**** GIVEN MATERIAL
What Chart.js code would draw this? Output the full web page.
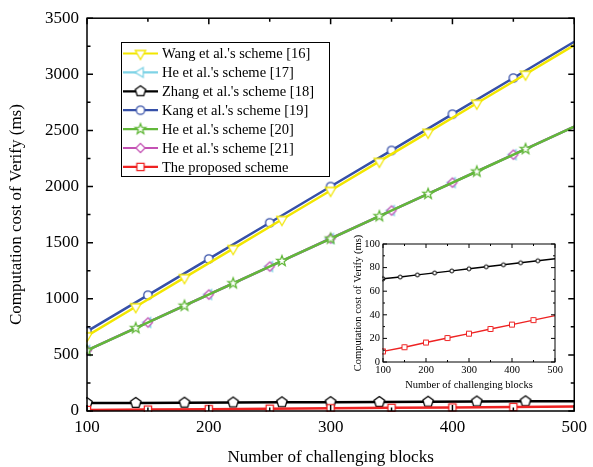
<!DOCTYPE html>
<html>
<head>
<meta charset="utf-8">
<script src="https://cdn.jsdelivr.net/npm/chart.js@4.4.0/dist/chart.umd.min.js"></script>
<style>
  html, body { margin: 0; padding: 0; background: #fff; }
  #wrap { position: relative; width: 593px; height: 467px; }
  #wrap canvas { position: absolute; left: 0; top: 0; }
</style>
</head>
<body>
<div id="wrap">
  <canvas id="main" width="593" height="467"></canvas>
  <canvas id="inset" width="593" height="467"></canvas>
</div>
<script>
// x positions where markers sit
const blocksA = [100, 140, 180, 220, 260, 300, 340, 380, 420, 460, 500];
const blocksB = [100, 150, 200, 250, 300, 350, 400, 450, 500];

// values (ms)
const wang16   = [670, 929, 1188, 1447, 1706, 1965, 2224, 2483, 2742, 3001, 3260];   // blocksA
const he17     = [540, 789, 1038, 1287, 1537, 1786, 2035, 2284, 2533];               // blocksB
const zhang18  = [70.5, 72, 73.8, 75.5, 77.2, 79, 80.7, 82.4, 84.1, 85.8, 87.5];     // blocksA
const kang19   = [710, 1032, 1355, 1677, 2000, 2322, 2645, 2967, 3290];              // blocksB
const he20     = [540, 739, 938, 1138, 1337, 1536, 1736, 1935, 2134, 2334, 2533];    // blocksA
const he21     = [540, 789, 1038, 1287, 1537, 1786, 2035, 2284, 2533];               // blocksB
const proposed = [9, 12.5, 16.5, 20.3, 24, 28, 31.7, 35.5, 39.3];                   // blocksB

const names = ["Wang et al.'s scheme [16]", "He et al.'s scheme [17]", "Zhang et al.'s scheme [18]",
  "Kang et al.'s scheme [19]", "He et al.'s scheme [20]", "He et al.'s scheme [21]", "The proposed scheme"];
const colors = ['#f2e600', '#7fd3e6', '#000000', '#3650a8', '#62b83a', '#c452b4', '#ee2222'];
const shapes = ['triDown', 'triLeft', 'pentagon', 'circle', 'star', 'diamond', 'square'];
const sizes  = [6, 5.5, 5.5, 4.2, 5.5, 4.6, 3.6];

const FONT = "'Liberation Serif', 'Times New Roman', serif";

function makeMarker(shape, r, color, lw) {
  const pad = Math.ceil(r + lw + 1);
  const c = document.createElement('canvas');
  c.width = c.height = pad * 2;
  const g = c.getContext('2d');
  g.translate(pad, pad);
  g.beginPath();
  let pts = [];
  if (shape === 'circle') {
    g.arc(0, 0, r, 0, Math.PI * 2);
  } else if (shape === 'square') {
    g.rect(-r, -r, 2 * r, 2 * r);
  } else {
    if (shape === 'triDown') pts = [[0, r], [-r * 0.87, -r * 0.5], [r * 0.87, -r * 0.5]];
    if (shape === 'triLeft') pts = [[-r, 0], [r * 0.5, -r * 0.87], [r * 0.5, r * 0.87]];
    if (shape === 'diamond') pts = [[0, -r], [r, 0], [0, r], [-r, 0]];
    if (shape === 'pentagon') {
      for (let k = 0; k < 5; k++) {
        const a = -Math.PI / 2 + k * 2 * Math.PI / 5;
        pts.push([r * Math.cos(a), r * Math.sin(a)]);
      }
    }
    if (shape === 'star') {
      for (let k = 0; k < 10; k++) {
        const a = -Math.PI / 2 + k * Math.PI / 5;
        const rr = k % 2 ? r * 0.42 : r;
        pts.push([rr * Math.cos(a), rr * Math.sin(a)]);
      }
    }
    g.moveTo(pts[0][0], pts[0][1]);
    for (let k = 1; k < pts.length; k++) g.lineTo(pts[k][0], pts[k][1]);
    g.closePath();
  }
  g.fillStyle = '#fff';
  g.fill();
  g.lineWidth = lw;
  g.strokeStyle = color;
  g.stroke();
  return c;
}

const markers = shapes.map((s, i) => makeMarker(s, sizes[i], colors[i], 1.3));

function pts(xs, ys) {
  return xs.map((x, i) => ({ x: x, y: ys[i] }));
}

// no marker on the last point
const radiusFn = ctx => ctx.dataIndex === ctx.dataset.data.length - 1 ? 0 : 5;

function series(i, xs, ys, order) {
  return {
    label: names[i],
    data: pts(xs, ys),
    borderColor: colors[i],
    borderWidth: 2.5,
    pointStyle: markers[i],
    pointRadius: radiusFn,
    tension: 0,
    fill: false,
    clip: 1,
    order: order
  };
}

function frameTicks(opts) {
  return {
    id: 'frameTicks' + opts.id,
    afterDatasetsDraw(chart) {
      const ctx = chart.ctx;
      const a = chart.chartArea;
      const xs = chart.scales.x, ys = chart.scales.y;
      ctx.save();
      ctx.strokeStyle = '#000';
      ctx.lineWidth = opts.lw;
      for (let v = xs.min; v <= xs.max + 1e-9; v += opts.xMinor) {
        const len = Math.abs(v % opts.xMajor) < 1e-6 ? opts.maj : opts.min;
        const px = xs.getPixelForValue(v);
        ctx.beginPath();
        ctx.moveTo(px, a.bottom); ctx.lineTo(px, a.bottom - len);
        ctx.moveTo(px, a.top); ctx.lineTo(px, a.top + len);
        ctx.stroke();
      }
      for (let v = ys.min; v <= ys.max + 1e-9; v += opts.yMinor) {
        const len = Math.abs(v % opts.yMajor) < 1e-6 ? opts.maj : opts.min;
        const py = ys.getPixelForValue(v);
        ctx.beginPath();
        ctx.moveTo(a.left, py); ctx.lineTo(a.left + len, py);
        ctx.moveTo(a.right, py); ctx.lineTo(a.right - len, py);
        ctx.stroke();
      }
      ctx.strokeRect(a.left, a.top, a.right - a.left, a.bottom - a.top);

      // axis titles
      ctx.fillStyle = '#000';
      ctx.font = opts.titleSize + 'px ' + FONT;
      ctx.textAlign = 'center';
      ctx.textBaseline = 'middle';
      ctx.fillText('Number of challenging blocks', (a.left + a.right) / 2, opts.xTitleY);
      ctx.translate(opts.yTitleX, (a.top + a.bottom) / 2);
      ctx.rotate(-Math.PI / 2);
      ctx.fillText('Computation cost of Verify (ms)', 0, 0);
      ctx.restore();
    }
  };
}

const legendBox = {
  id: 'legendBox',
  afterDraw(chart) {
    const ctx = chart.ctx;
    ctx.save();
    ctx.fillStyle = '#fff';
    ctx.fillRect(121, 42, 209, 135);
    ctx.strokeStyle = '#000';
    ctx.lineWidth = 1;
    ctx.strokeRect(121.5, 42.5, 208, 134);
    ctx.font = '14.5px ' + FONT;
    ctx.textAlign = 'left';
    ctx.textBaseline = 'middle';
    for (let i = 0; i < names.length; i++) {
      const y = 53.5 + i * 18.9;
      ctx.strokeStyle = colors[i];
      ctx.lineWidth = 2.2;
      ctx.beginPath();
      ctx.moveTo(123, y); ctx.lineTo(158, y);
      ctx.stroke();
      const m = markers[i];
      ctx.drawImage(m, 140.5 - m.width / 2, y - m.height / 2);
      ctx.fillStyle = '#000';
      ctx.fillText(names[i], 162, y + 1);
    }
    ctx.restore();
  }
};

const plain = v => String(v);

new Chart(document.getElementById('main'), {
  type: 'line',
  data: {
    datasets: [
      series(0, blocksA, wang16, 2),
      series(1, blocksB, he17, 3),
      series(2, blocksA, zhang18, 2),
      series(3, blocksB, kang19, 3),
      series(4, blocksA, he20, 1),
      series(5, blocksB, he21, 2),
      series(6, blocksB, proposed, 1)
    ]
  },
  options: {
    responsive: false,
    animation: false,
    events: [],
    layout: { padding: { left: 0, top: 16, right: 14, bottom: 0 } },
    plugins: { legend: { display: false }, tooltip: { enabled: false } },
    scales: {
      x: {
        type: 'linear', min: 100, max: 500,
        grid: { display: false, drawTicks: false }, border: { display: false },
        ticks: { stepSize: 100, padding: 6, maxRotation: 0, color: '#000', callback: plain, font: { family: FONT, size: 17 } },
        afterFit: s => { s.height = 56; }
      },
      y: {
        min: 0, max: 3500,
        grid: { display: false, drawTicks: false }, border: { display: false },
        ticks: { stepSize: 500, padding: 8, color: '#000', callback: plain, font: { family: FONT, size: 17 } },
        afterFit: s => { s.width = 87; }
      }
    }
  },
  plugins: [frameTicks({ id: 'main', lw: 1.5, maj: 6, min: 3.5, xMajor: 100, xMinor: 50, yMajor: 500, yMinor: 250,
    titleSize: 17, xTitleY: 458, yTitleX: 17 }), legendBox]
});

// inset: zoom on the two lowest series
const insetSeries = (i, xs, ys) => ({
  label: names[i],
  data: pts(xs, ys),
  borderColor: colors[i],
  borderWidth: 1.4,
  pointStyle: makeMarker(i === 2 ? 'circle' : 'square', i === 2 ? 2 : 2.5, colors[i], 1),
  pointRadius: radiusFn,
  tension: 0,
  fill: false,
  clip: 1
});

new Chart(document.getElementById('inset'), {
  type: 'line',
  data: {
    datasets: [
      insetSeries(2, blocksA, zhang18),
      insetSeries(6, blocksB, proposed)
    ]
  },
  options: {
    responsive: false,
    animation: false,
    events: [],
    layout: { padding: { left: 0, top: 244, right: 38, bottom: 0 } },
    plugins: { legend: { display: false }, tooltip: { enabled: false } },
    scales: {
      x: {
        type: 'linear', min: 100, max: 500,
        grid: { display: false, drawTicks: false }, border: { display: false },
        ticks: { stepSize: 100, padding: 2, maxRotation: 0, color: '#000', callback: plain, font: { family: FONT, size: 10.5 } },
        afterFit: s => { s.height = 105; }
      },
      y: {
        min: 0, max: 100,
        grid: { display: false, drawTicks: false }, border: { display: false },
        ticks: { stepSize: 20, padding: 3, color: '#000', callback: plain, font: { family: FONT, size: 10.5 } },
        afterFit: s => { s.width = 383; }
      }
    }
  },
  plugins: [frameTicks({ id: 'inset', lw: 1, maj: 4, min: 2, xMajor: 100, xMinor: 50, yMajor: 20, yMinor: 10,
    titleSize: 10.5, xTitleY: 385, yTitleX: 358 })]
});
</script>
</body>
</html>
********
__WHAT THE TASK ASKS__
Transcribe the opening line of the listing above, please, and every line after it through the line with "31.7, 35.5, 39.3];", word for word, without pictures.

__ANSWER TO THIS TASK__
What Chart.js code would draw this? Output the full web page.
<!DOCTYPE html>
<html>
<head>
<meta charset="utf-8">
<script src="https://cdn.jsdelivr.net/npm/chart.js@4.4.0/dist/chart.umd.min.js"></script>
<style>
  html, body { margin: 0; padding: 0; background: #fff; }
  #wrap { position: relative; width: 593px; height: 467px; }
  #wrap canvas { position: absolute; left: 0; top: 0; }
</style>
</head>
<body>
<div id="wrap">
  <canvas id="main" width="593" height="467"></canvas>
  <canvas id="inset" width="593" height="467"></canvas>
</div>
<script>
// x positions where markers sit
const blocksA = [100, 140, 180, 220, 260, 300, 340, 380, 420, 460, 500];
const blocksB = [100, 150, 200, 250, 300, 350, 400, 450, 500];

// values (ms)
const wang16   = [670, 929, 1188, 1447, 1706, 1965, 2224, 2483, 2742, 3001, 3260];   // blocksA
const he17     = [540, 789, 1038, 1287, 1537, 1786, 2035, 2284, 2533];               // blocksB
const zhang18  = [70.5, 72, 73.8, 75.5, 77.2, 79, 80.7, 82.4, 84.1, 85.8, 87.5];     // blocksA
const kang19   = [710, 1032, 1355, 1677, 2000, 2322, 2645, 2967, 3290];              // blocksB
const he20     = [540, 739, 938, 1138, 1337, 1536, 1736, 1935, 2134, 2334, 2533];    // blocksA
const he21     = [540, 789, 1038, 1287, 1537, 1786, 2035, 2284, 2533];               // blocksB
const proposed = [9, 12.5, 16.5, 20.3, 24, 28, 31.7, 35.5, 39.3];                   // blocksB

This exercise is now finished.